Friday, February 25, 2011

It's 1.45am in the morning. I'll be leaving for Melbourne in about 19 hours' time, marking the end of my 3rd summer. Somehow, I feel like I'm living a truncated life, a double life of polarising extremes. In my mind, I've come to associate Singapore with the best things in life, my friends, my family, familiarity, fun and freedom. Melbourne, with the worst, the struggles, the stress, the fight for survival and the soul-sapping solitude. But the curse in life is that there cannot be good without evil. There would be no happiness in Singapore if there was no Melbourne to return to. A place where I know I must struggle, a place where I know I have no choice but to work, a place where there is no fun. I think we all need that certain place - a place we wished never existed, but one we cannot exist without. It is a place that deadens us but paradoxically keeps us alive. A place where we go beyond ourselves to chase our dream, but we only go beyond ouselves by being in that place. That dream doesn't exist. We make ourselves believe it does, to justify our decision to stay in that place. The dreaded place. But also, the coveted place. And when all is said and done, we go back to paradise (or so we make it out to be) and believe that it is better. Believe that there are no struggles, no stress, no fight for survival and no solitude. But when that dreaded place cease to exist, so does our paradise. We go back to the beginning, to find another paradise because our once-paradise, is now the new dreaded place.
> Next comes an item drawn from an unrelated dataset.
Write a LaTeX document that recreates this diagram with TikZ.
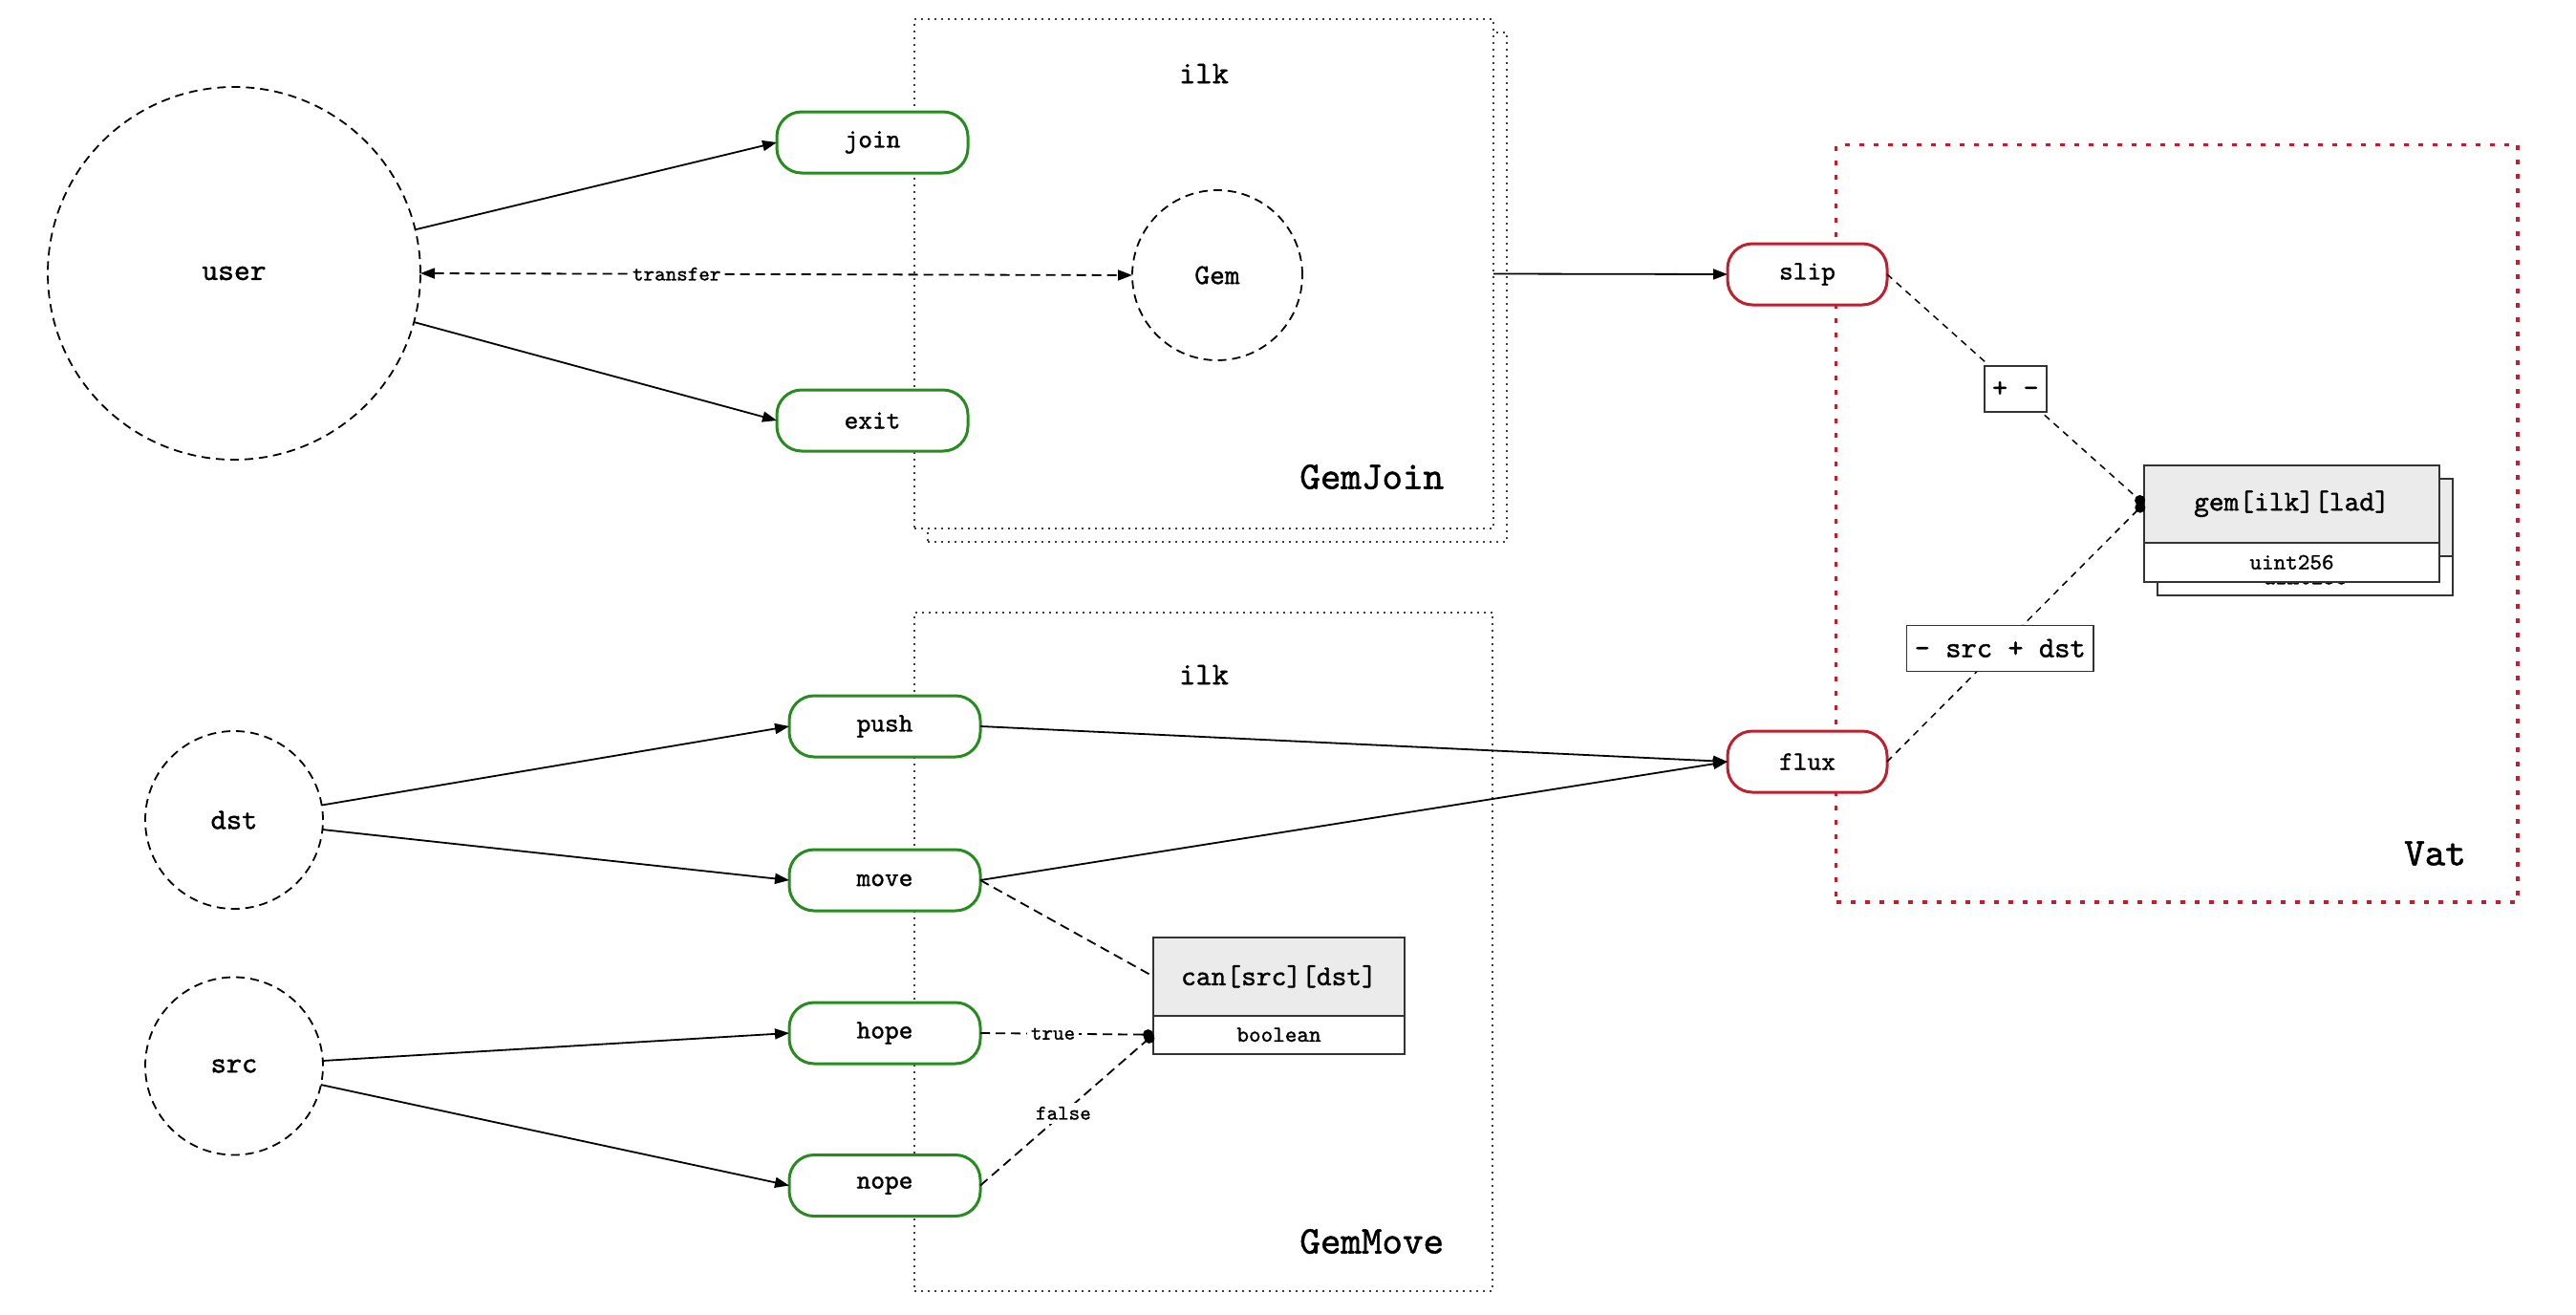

Today, I was standing outside Fullerton Hotel, waiting for Zhi. It was a quiet night, the kind of night where even strangers seem to partake in an unspoken understanding of keeping the fragile silence. In that quiet oasis, dwarfed by the magnificence of the building, I realised how beautiful Singapore was but I was being delusional. It was beautiful only because it gave me a peek into the big world out there, beyond the horizon. And that was what attracted me. The big world out there. Not the immediate beauty of the Singapore skyline. But as with all things, the curse of life comes back to haunt us. When we have stepped out to see the world, that beauty fades.

Despite my sudden urge to stay and fully belong, the curse of life comes back to haunt us and I realised that I'll never be happy if I remained in this paradise, even if it makes me sad to leave it. And leave I must, to find that sweet spot between happiness and sadness, even if it means chasing a dream that is merely my own illusion.